WHAT YOU WILL DO -
Repeat the data below exactly, dropping any pictures it holds.

--- --- ---

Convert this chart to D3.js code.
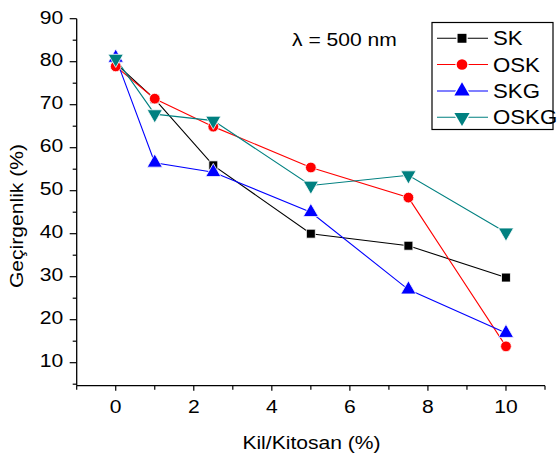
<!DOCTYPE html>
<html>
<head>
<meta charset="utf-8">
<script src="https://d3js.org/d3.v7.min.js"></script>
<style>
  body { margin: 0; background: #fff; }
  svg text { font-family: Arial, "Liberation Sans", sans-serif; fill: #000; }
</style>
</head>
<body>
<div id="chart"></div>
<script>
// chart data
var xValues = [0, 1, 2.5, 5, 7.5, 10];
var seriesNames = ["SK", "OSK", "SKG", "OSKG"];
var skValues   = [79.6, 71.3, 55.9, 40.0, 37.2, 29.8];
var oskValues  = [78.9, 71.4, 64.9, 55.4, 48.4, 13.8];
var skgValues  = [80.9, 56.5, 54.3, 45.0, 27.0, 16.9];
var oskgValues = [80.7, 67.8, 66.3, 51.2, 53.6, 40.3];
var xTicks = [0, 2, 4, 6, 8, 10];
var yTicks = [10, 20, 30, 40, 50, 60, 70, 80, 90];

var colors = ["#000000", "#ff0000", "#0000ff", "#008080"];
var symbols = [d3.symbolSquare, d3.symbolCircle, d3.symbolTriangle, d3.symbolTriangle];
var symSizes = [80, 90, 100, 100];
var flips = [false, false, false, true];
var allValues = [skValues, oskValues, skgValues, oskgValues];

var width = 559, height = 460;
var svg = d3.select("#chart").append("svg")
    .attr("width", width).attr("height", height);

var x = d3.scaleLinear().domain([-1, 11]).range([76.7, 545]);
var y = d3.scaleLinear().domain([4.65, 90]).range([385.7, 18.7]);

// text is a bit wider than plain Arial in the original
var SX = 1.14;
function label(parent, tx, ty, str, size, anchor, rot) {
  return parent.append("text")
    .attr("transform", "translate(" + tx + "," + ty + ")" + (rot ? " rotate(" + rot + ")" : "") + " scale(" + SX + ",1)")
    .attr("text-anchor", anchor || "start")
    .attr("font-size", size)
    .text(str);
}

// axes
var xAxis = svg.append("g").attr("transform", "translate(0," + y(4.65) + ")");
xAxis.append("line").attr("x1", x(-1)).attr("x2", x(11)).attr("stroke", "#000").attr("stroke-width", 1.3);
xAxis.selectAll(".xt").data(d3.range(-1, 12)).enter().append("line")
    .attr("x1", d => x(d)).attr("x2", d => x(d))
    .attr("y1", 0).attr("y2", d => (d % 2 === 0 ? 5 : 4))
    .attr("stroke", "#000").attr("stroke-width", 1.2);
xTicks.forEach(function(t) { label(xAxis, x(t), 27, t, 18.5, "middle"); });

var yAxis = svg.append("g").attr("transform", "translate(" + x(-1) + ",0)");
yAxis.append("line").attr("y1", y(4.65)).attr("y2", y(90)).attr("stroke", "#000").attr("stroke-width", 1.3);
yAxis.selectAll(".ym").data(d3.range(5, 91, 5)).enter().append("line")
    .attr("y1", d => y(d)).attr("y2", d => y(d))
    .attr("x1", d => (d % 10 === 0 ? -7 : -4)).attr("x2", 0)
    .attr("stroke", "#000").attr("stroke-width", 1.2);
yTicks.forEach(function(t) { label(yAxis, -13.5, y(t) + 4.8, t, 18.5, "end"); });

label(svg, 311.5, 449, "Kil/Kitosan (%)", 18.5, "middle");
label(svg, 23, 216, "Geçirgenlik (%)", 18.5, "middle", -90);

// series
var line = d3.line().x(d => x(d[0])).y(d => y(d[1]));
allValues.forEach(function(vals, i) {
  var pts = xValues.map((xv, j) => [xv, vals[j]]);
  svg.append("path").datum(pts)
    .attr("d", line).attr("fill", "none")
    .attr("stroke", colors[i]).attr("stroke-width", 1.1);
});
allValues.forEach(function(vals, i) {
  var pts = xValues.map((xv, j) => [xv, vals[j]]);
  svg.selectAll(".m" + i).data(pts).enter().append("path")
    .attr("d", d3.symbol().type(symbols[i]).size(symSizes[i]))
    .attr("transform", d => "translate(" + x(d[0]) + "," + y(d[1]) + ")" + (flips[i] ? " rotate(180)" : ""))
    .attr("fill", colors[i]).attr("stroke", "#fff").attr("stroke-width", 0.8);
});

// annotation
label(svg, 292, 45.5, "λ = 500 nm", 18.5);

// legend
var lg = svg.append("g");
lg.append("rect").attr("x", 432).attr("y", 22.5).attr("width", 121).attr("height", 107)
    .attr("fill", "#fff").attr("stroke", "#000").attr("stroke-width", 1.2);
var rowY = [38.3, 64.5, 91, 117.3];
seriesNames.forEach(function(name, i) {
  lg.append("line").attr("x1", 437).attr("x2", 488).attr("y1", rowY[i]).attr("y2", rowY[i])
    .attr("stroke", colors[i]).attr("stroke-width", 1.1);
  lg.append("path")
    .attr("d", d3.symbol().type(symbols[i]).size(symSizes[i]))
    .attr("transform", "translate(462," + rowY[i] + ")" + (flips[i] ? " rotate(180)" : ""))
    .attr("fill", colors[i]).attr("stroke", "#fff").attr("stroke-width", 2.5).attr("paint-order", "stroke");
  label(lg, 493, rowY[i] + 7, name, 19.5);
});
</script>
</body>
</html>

--- --- ---

ANSWER FOR THE TASK -
Convert this chart to D3.js code.
<!DOCTYPE html>
<html>
<head>
<meta charset="utf-8">
<script src="https://d3js.org/d3.v7.min.js"></script>
<style>
  body { margin: 0; background: #fff; }
  svg text { font-family: Arial, "Liberation Sans", sans-serif; fill: #000; }
</style>
</head>
<body>
<div id="chart"></div>
<script>
// chart data
var xValues = [0, 1, 2.5, 5, 7.5, 10];
var seriesNames = ["SK", "OSK", "SKG", "OSKG"];
var skValues   = [79.6, 71.3, 55.9, 40.0, 37.2, 29.8];
var oskValues  = [78.9, 71.4, 64.9, 55.4, 48.4, 13.8];
var skgValues  = [80.9, 56.5, 54.3, 45.0, 27.0, 16.9];
var oskgValues = [80.7, 67.8, 66.3, 51.2, 53.6, 40.3];
var xTicks = [0, 2, 4, 6, 8, 10];
var yTicks = [10, 20, 30, 40, 50, 60, 70, 80, 90];

var colors = ["#000000", "#ff0000", "#0000ff", "#008080"];
var symbols = [d3.symbolSquare, d3.symbolCircle, d3.symbolTriangle, d3.symbolTriangle];
var symSizes = [80, 90, 100, 100];
var flips = [false, false, false, true];
var allValues = [skValues, oskValues, skgValues, oskgValues];

var width = 559, height = 460;
var svg = d3.select("#chart").append("svg")
    .attr("width", width).attr("height", height);

var x = d3.scaleLinear().domain([-1, 11]).range([76.7, 545]);
var y = d3.scaleLinear().domain([4.65, 90]).range([385.7, 18.7]);

// text is a bit wider than plain Arial in the original
var SX = 1.14;
function label(parent, tx, ty, str, size, anchor, rot) {
  return parent.append("text")
    .attr("transform", "translate(" + tx + "," + ty + ")" + (rot ? " rotate(" + rot + ")" : "") + " scale(" + SX + ",1)")
    .attr("text-anchor", anchor || "start")
    .attr("font-size", size)
    .text(str);
}

// axes
var xAxis = svg.append("g").attr("transform", "translate(0," + y(4.65) + ")");
xAxis.append("line").attr("x1", x(-1)).attr("x2", x(11)).attr("stroke", "#000").attr("stroke-width", 1.3);
xAxis.selectAll(".xt").data(d3.range(-1, 12)).enter().append("line")
    .attr("x1", d => x(d)).attr("x2", d => x(d))
    .attr("y1", 0).attr("y2", d => (d % 2 === 0 ? 5 : 4))
    .attr("stroke", "#000").attr("stroke-width", 1.2);
xTicks.forEach(function(t) { label(xAxis, x(t), 27, t, 18.5, "middle"); });

var yAxis = svg.append("g").attr("transform", "translate(" + x(-1) + ",0)");
yAxis.append("line").attr("y1", y(4.65)).attr("y2", y(90)).attr("stroke", "#000").attr("stroke-width", 1.3);
yAxis.selectAll(".ym").data(d3.range(5, 91, 5)).enter().append("line")
    .attr("y1", d => y(d)).attr("y2", d => y(d))
    .attr("x1", d => (d % 10 === 0 ? -7 : -4)).attr("x2", 0)
    .attr("stroke", "#000").attr("stroke-width", 1.2);
yTicks.forEach(function(t) { label(yAxis, -13.5, y(t) + 4.8, t, 18.5, "end"); });

label(svg, 311.5, 449, "Kil/Kitosan (%)", 18.5, "middle");
label(svg, 23, 216, "Geçirgenlik (%)", 18.5, "middle", -90);

// series
var line = d3.line().x(d => x(d[0])).y(d => y(d[1]));
allValues.forEach(function(vals, i) {
  var pts = xValues.map((xv, j) => [xv, vals[j]]);
  svg.append("path").datum(pts)
    .attr("d", line).attr("fill", "none")
    .attr("stroke", colors[i]).attr("stroke-width", 1.1);
});
allValues.forEach(function(vals, i) {
  var pts = xValues.map((xv, j) => [xv, vals[j]]);
  svg.selectAll(".m" + i).data(pts).enter().append("path")
    .attr("d", d3.symbol().type(symbols[i]).size(symSizes[i]))
    .attr("transform", d => "translate(" + x(d[0]) + "," + y(d[1]) + ")" + (flips[i] ? " rotate(180)" : ""))
    .attr("fill", colors[i]).attr("stroke", "#fff").attr("stroke-width", 0.8);
});

// annotation
label(svg, 292, 45.5, "λ = 500 nm", 18.5);

// legend
var lg = svg.append("g");
lg.append("rect").attr("x", 432).attr("y", 22.5).attr("width", 121).attr("height", 107)
    .attr("fill", "#fff").attr("stroke", "#000").attr("stroke-width", 1.2);
var rowY = [38.3, 64.5, 91, 117.3];
seriesNames.forEach(function(name, i) {
  lg.append("line").attr("x1", 437).attr("x2", 488).attr("y1", rowY[i]).attr("y2", rowY[i])
    .attr("stroke", colors[i]).attr("stroke-width", 1.1);
  lg.append("path")
    .attr("d", d3.symbol().type(symbols[i]).size(symSizes[i]))
    .attr("transform", "translate(462," + rowY[i] + ")" + (flips[i] ? " rotate(180)" : ""))
    .attr("fill", colors[i]).attr("stroke", "#fff").attr("stroke-width", 2.5).attr("paint-order", "stroke");
  label(lg, 493, rowY[i] + 7, name, 19.5);
});
</script>
</body>
</html>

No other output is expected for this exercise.